Print exactly the lines running from the one that holds "What matplotlib code" through the one that holds "from matplotlib.ticker import MultipleLocator", please, and leave the pictures out.

_Task data_
#####

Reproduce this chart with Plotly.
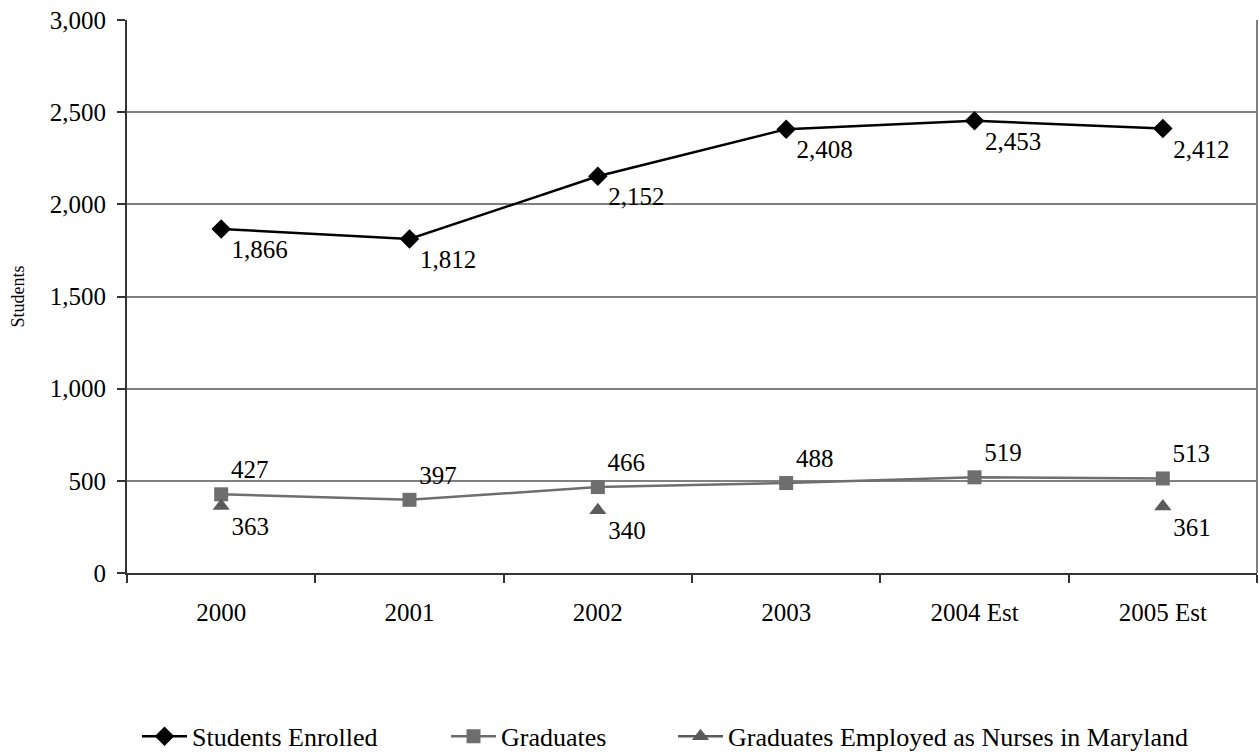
import plotly.graph_objects as go

years = ["2000", "2001", "2002", "2003", "2004 Est", "2005 Est"]
enrolled = [1866, 1812, 2152, 2408, 2453, 2412]
graduates = [427, 397, 466, 488, 519, 513]
employed_md = [363, None, 340, None, None, 361]

FONT = "Liberation Serif, Times New Roman, serif"
FS = 25


def labels(vals):
    return ["" if v is None else f"{v:,}" for v in vals]


fig = go.Figure()

fig.add_trace(go.Scatter(
    x=years, y=enrolled, name="Students Enrolled",
    mode="lines+markers+text", legend="legend",
    line=dict(color="#000000", width=2.5),
    marker=dict(symbol="diamond", size=15, color="#000000"),
    text=labels(enrolled), textposition="bottom right",
    textfont=dict(family=FONT, size=FS, color="#000000"),
))

fig.add_trace(go.Scatter(
    x=years, y=graduates, name="Graduates",
    mode="lines+markers+text", legend="legend2",
    line=dict(color="#6e6e6e", width=2.5),
    marker=dict(symbol="square", size=14, color="#6e6e6e"),
    text=labels(graduates), textposition="top right",
    textfont=dict(family=FONT, size=FS, color="#000000"),
))

fig.add_trace(go.Scatter(
    x=years, y=employed_md, name="Graduates Employed as Nurses in Maryland",
    mode="lines+markers+text", connectgaps=False, legend="legend3",
    line=dict(color="#5a5a5a", width=2.5),
    marker=dict(symbol="triangle-up", size=15, color="#5a5a5a"),
    text=labels(employed_md), textposition="bottom right",
    textfont=dict(family=FONT, size=FS, color="#000000"),
))

legend_style = dict(
    orientation="h", xref="container", yref="container",
    xanchor="left", yanchor="middle", y=0.026, itemwidth=45,
    font=dict(family=FONT, size=26, color="#000000"),
    bgcolor="rgba(0,0,0,0)",
)

fig.update_layout(
    width=1259, height=756,
    margin=dict(l=127, r=2, t=20, b=183, autoexpand=False),
    paper_bgcolor="white", plot_bgcolor="white",
    font=dict(family=FONT, size=FS, color="#000000"),
    showlegend=True,
    legend=dict(legend_style, x=137 / 1259),
    legend2=dict(legend_style, x=446 / 1259),
    legend3=dict(legend_style, x=673 / 1259),
    shapes=[dict(type="line", xref="paper", yref="paper", x0=1, x1=1, y0=0, y1=1,
                 line=dict(color="#808080", width=2))],
)

fig.update_xaxes(
    type="category", range=[-0.5, 5.5],
    showline=True, linecolor="#333333", linewidth=2,
    ticks="outside", tickson="boundaries", ticklen=8, tickcolor="#333333", tickwidth=1.5,
    ticklabelstandoff=16,
    showgrid=False, zeroline=False,
    tickfont=dict(family=FONT, size=FS, color="#000000"),
)

fig.update_yaxes(
    range=[0, 3000], dtick=500, tickformat=",",
    showline=True, linecolor="#333333", linewidth=2,
    ticks="outside", ticklen=8, tickcolor="#333333", tickwidth=1.5,
    ticklabelstandoff=6,
    showgrid=True, gridcolor="#808080", gridwidth=1.5,
    zeroline=False,
    tickfont=dict(family=FONT, size=FS, color="#000000"),
    title=dict(text="Students", font=dict(family=FONT, size=18, color="#000000"), standoff=20),
)

fig.write_html("out.html")
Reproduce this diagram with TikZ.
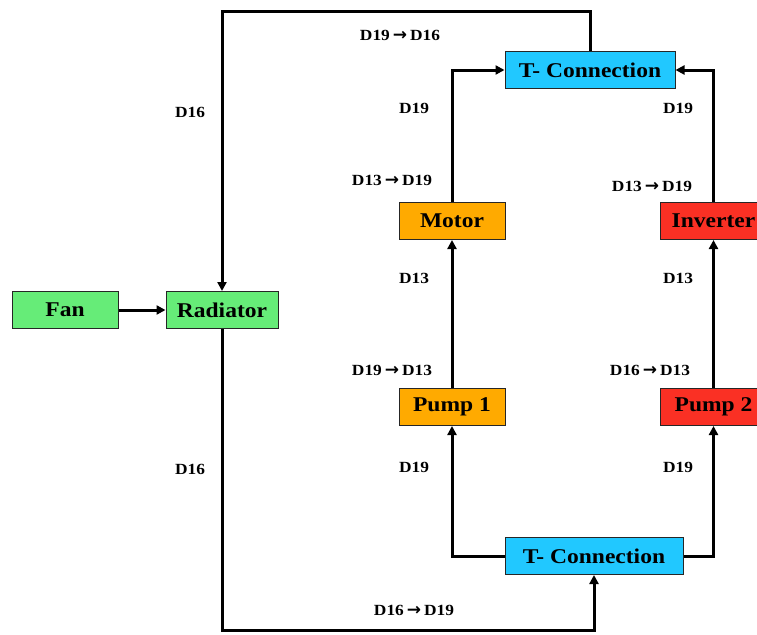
\documentclass[tikz,border=0pt]{standalone}
\usepackage{fontspec}
\setmainfont{Liberation Serif}[FakeStretch=1.12]
\newfontfamily\arrfont{DejaVu Sans}
\usetikzlibrary{arrows.meta}
\definecolor{tcyan}{RGB}{33,200,255}
\definecolor{tgreen}{RGB}{102,236,120}
\definecolor{torange}{RGB}{255,170,0}
\definecolor{tred}{RGB}{250,48,36}
\newcommand{\ar}{\hspace{3pt}{\arrfont\bfseries\fontsize{17}{18}\selectfont →}\hspace{3pt}}
\begin{document}
\begin{tikzpicture}[x=1pt,y=-1pt,
  box/.style={draw=black!85,line width=1pt,minimum height=37pt,inner sep=0pt,font=\bfseries\fontsize{21}{24}\selectfont},
  lbl/.style={font=\bfseries\fontsize{15.5}{18}\selectfont,inner sep=0pt},
  flow/.style={line width=3pt,-{Triangle[length=9pt,width=9pt]}}]
\useasboundingbox (0,0) rectangle (757,634);
\node[box,fill=tcyan,minimum width=170pt] (tct) at (590,70) {T- Connection};
\node[box,fill=tcyan,minimum width=178pt] (tcb) at (594,556) {T- Connection};
\node[box,fill=torange,minimum width=106pt] (motor) at (452,221) {Motor};
\node[box,fill=tred,minimum width=106pt,anchor=west] (inv) at (660,221) {Inverter};
\node[box,fill=torange,minimum width=106pt] (p1) at (452,407) {Pump 1};
\node[box,fill=tred,minimum width=106pt,anchor=west] (p2) at (660,407) {Pump 2};
\node[box,fill=tgreen,minimum width=106pt] (fan) at (65,310) {Fan};
\node[box,fill=tgreen,minimum width=112pt] (rad) at (222,310) {Radiator};
\coordinate (c1) at (590,12);
\coordinate (c2) at (222,12);
\coordinate (c3) at (222,630);
\coordinate (c4) at (594,630);
\draw[flow] (tct.north) -- (c1) -- (c2) -- (rad.north);
\draw[flow] (rad.south) -- (c3) -- (c4) -- (tcb.south);
\draw[flow] (tcb.west) -| (p1.south);
\draw[flow] (tcb.east) -| (p2.south);
\draw[flow] (fan.east) -- (rad.west);
\draw[flow] (p1.north) -- (motor.south);
\draw[flow] (motor.north) |- (tct.west);
\draw[flow] (p2.north) -- (inv.south);
\draw[flow] (inv.north) |- (tct.east);
\node[lbl] (l1) at (400,35) {D19\ar D16};
\node[lbl] (l2) at (190,112) {D16};
\node[lbl] (l3) at (414,108) {D19};
\node[lbl] (l4) at (678,108) {D19};
\node[lbl] (l5) at (392,180) {D13\ar D19};
\node[lbl] (l6) at (652,186) {D13\ar D19};
\node[lbl] (l7) at (414,278) {D13};
\node[lbl] (l8) at (678,278) {D13};
\node[lbl] (l9) at (392,370) {D19\ar D13};
\node[lbl] (l10) at (650,370) {D16\ar D13};
\node[lbl] (l11) at (190,469) {D16};
\node[lbl] (l12) at (414,467) {D19};
\node[lbl] (l13) at (678,467) {D19};
\node[lbl] (l14) at (414,610) {D16\ar D19};
\end{tikzpicture}
\end{document}
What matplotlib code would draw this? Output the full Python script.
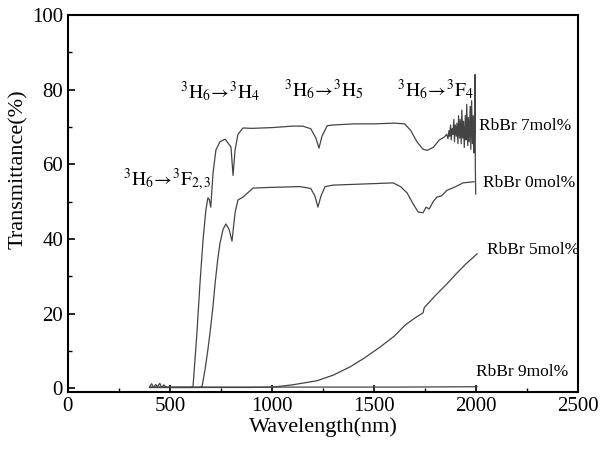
import matplotlib
matplotlib.use("Agg")
import matplotlib.pyplot as plt
from matplotlib.ticker import MultipleLocator

# RbBr 7mol%
wl_7 = [400, 410, 420, 430, 440, 450, 460, 470, 480, 500, 550, 600, 613, 632, 647, 662, 676, 686,
        693, 700, 711, 725, 745, 770, 799, 809, 819, 833, 858, 900, 1000, 1100, 1150, 1190, 1215,
        1230, 1245, 1270, 1300, 1400, 1500, 1600, 1650, 1680, 1710, 1740, 1760, 1790, 1820, 1845,
        1856, 1862, 1867, 1870, 1875, 1878, 1883, 1886, 1891, 1894, 1898, 1903, 1906, 1911, 1914,
        1919, 1922, 1927, 1930, 1935, 1938, 1942, 1947, 1950, 1954, 1959, 1962, 1966, 1971, 1974,
        1978, 1982, 1986, 1990, 1993, 1995, 1996, 1998]
t_7 = [0.3, 1.2, 0.2, 1.0, 0.4, 1.3, 0.2, 0.9, 0.3, 0.2, 0.2, 0.2, 0.5, 14.7, 28, 39.7, 47.7, 51,
       50.5, 48.5, 57.6, 63.8, 66, 66.7, 64.6, 57, 63.8, 68, 69.7, 69.6, 69.8, 70.2, 70.2, 69.5, 67,
       64.3, 67.5, 70.3, 70.5, 70.8, 70.8, 71, 70.8, 69, 66, 64, 63.7, 64.5, 66.5, 67.3,
       68, 66.8, 69, 67.5, 70.5, 66.5, 69.5, 68, 72, 66, 70.5, 67.5, 71, 65.5, 73,
       67, 72, 65.5, 74.5, 67, 71.5, 64.5, 73, 66.5, 76, 65, 72.5, 66, 75.5, 64,
       77, 65.5, 73, 63, 70, 84, 60, 52]

# RbBr 0mol%
wl_0 = [400, 500, 600, 640, 657, 672, 685, 696, 710, 721, 733, 745, 760, 774, 790, 804, 812, 819,
        833, 858, 907, 1000, 1137, 1190, 1210, 1225, 1240, 1260, 1300, 1400, 1500, 1593, 1630,
        1662, 1690, 1716, 1740, 1755, 1770, 1790, 1808, 1830, 1857, 1900, 1936, 1990]
t_0 = [0.2, 0.2, 0.2, 0.2, 0.4, 5, 10, 14.7, 21.5, 28, 34, 38.8, 42.5, 44, 42.5, 39.4, 43.5, 47,
       50.4, 51.2, 53.6, 53.8, 54, 53.5, 51.5, 48.5, 51.5, 54, 54.4, 54.6, 54.8, 55, 54,
       52.3, 49.5, 47.2, 47, 48.5, 48, 50, 51.2, 51.5, 53, 54, 55, 55.3]

# RbBr 5mol%
wl_5 = [400, 600, 800, 900, 1005, 1100, 1220, 1300, 1382, 1450, 1529, 1600, 1652, 1700, 1740,
        1746, 1800, 1858, 1900, 1950, 2005]
t_5 = [0.2, 0.2, 0.2, 0.2, 0.3, 0.9, 2.0, 3.5, 5.7, 8, 11, 14, 16.9, 18.8, 20.2,
       21.6, 24.8, 28, 30.5, 33.3, 36]

# RbBr 9mol%
wl_9 = [400, 800, 1200, 1600, 2005]
t_9 = [0.3, 0.3, 0.3, 0.3, 0.4]

series = [(wl_7, t_7), (wl_0, t_0), (wl_5, t_5), (wl_9, t_9)]

curve_labels = ["RbBr 7mol%", "RbBr 0mol%", "RbBr 5mol%", "RbBr 9mol%"]
curve_label_pos = [(2015, 70.2), (2034, 55), (2054, 37), (2000, 4.3)]

transitions = [r"$\mathrm{^3H_6}\!\rightarrow\!\mathrm{^3F_{2,3}}$",
               r"$\mathrm{^3H_6}\!\rightarrow\!\mathrm{^3H_4}$",
               r"$\mathrm{^3H_6}\!\rightarrow\!\mathrm{^3H_5}$",
               r"$\mathrm{^3H_6}\!\rightarrow\!\mathrm{^3F_4}$"]
transition_pos = [(488, 56), (745, 79.5), (1255, 80), (1800, 80)]

plt.rcParams['font.family'] = 'Liberation Serif'
plt.rcParams['mathtext.fontset'] = 'stix'

fig = plt.figure(figsize=(6.01, 4.5), dpi=100)
ax = fig.add_axes([0.113, 0.129, 0.849, 0.838])

for wl, t in series:
    ax.plot(wl, t, color='#444444', lw=0.9)

for lab, (x, y) in zip(curve_labels, curve_label_pos):
    ax.text(x, y, lab, fontsize=12.5, va='center', ha='left')

for lab, (x, y) in zip(transitions, transition_pos):
    ax.text(x, y, lab, fontsize=14, va='center', ha='center')

ax.set_xlim(0, 2500)
ax.set_ylim(-1, 100)
ax.xaxis.set_major_locator(MultipleLocator(500))
ax.xaxis.set_minor_locator(MultipleLocator(250))
ax.yaxis.set_major_locator(MultipleLocator(20))
ax.yaxis.set_minor_locator(MultipleLocator(10))
ax.tick_params(which='both', direction='in', top=False, right=False, labelsize=15)
ax.tick_params(which='major', length=5, width=1.2)
ax.tick_params(which='minor', length=3, width=1.0)
for s in ax.spines.values():
    s.set_linewidth(1.5)

ax.set_xlabel("Wavelength(nm)", fontsize=16, labelpad=1)
ax.set_ylabel("Transmittance(%)", fontsize=16)
ax.yaxis.set_label_coords(-0.078, 0.59)

fig.savefig("out.png", dpi=100)
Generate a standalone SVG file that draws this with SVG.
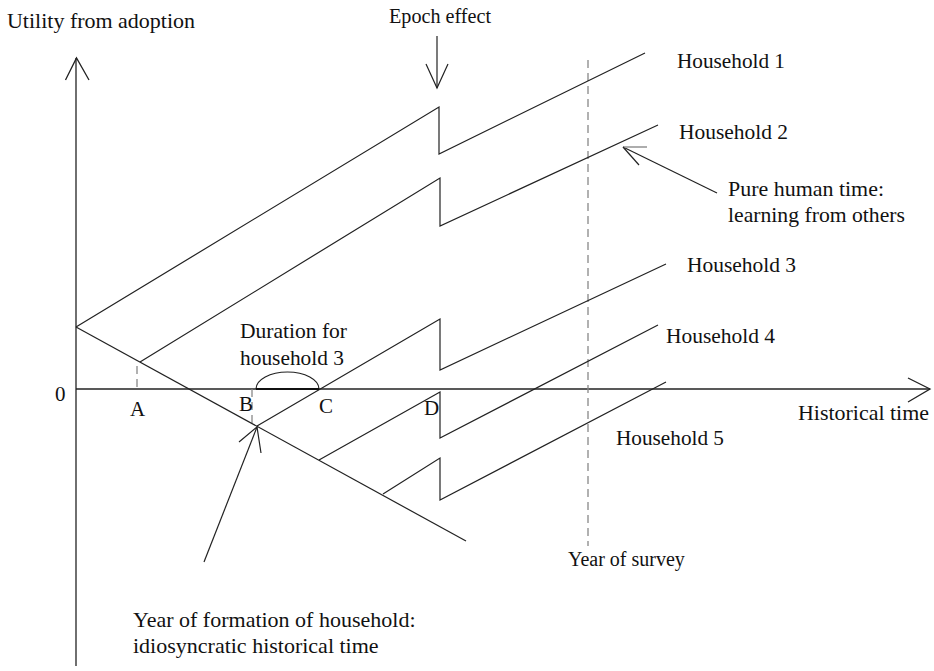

#####

_Response_
What matplotlib code would draw this? Output the full Python script.
import matplotlib
matplotlib.use("Agg")
import matplotlib.pyplot as plt
from matplotlib.ticker import MultipleLocator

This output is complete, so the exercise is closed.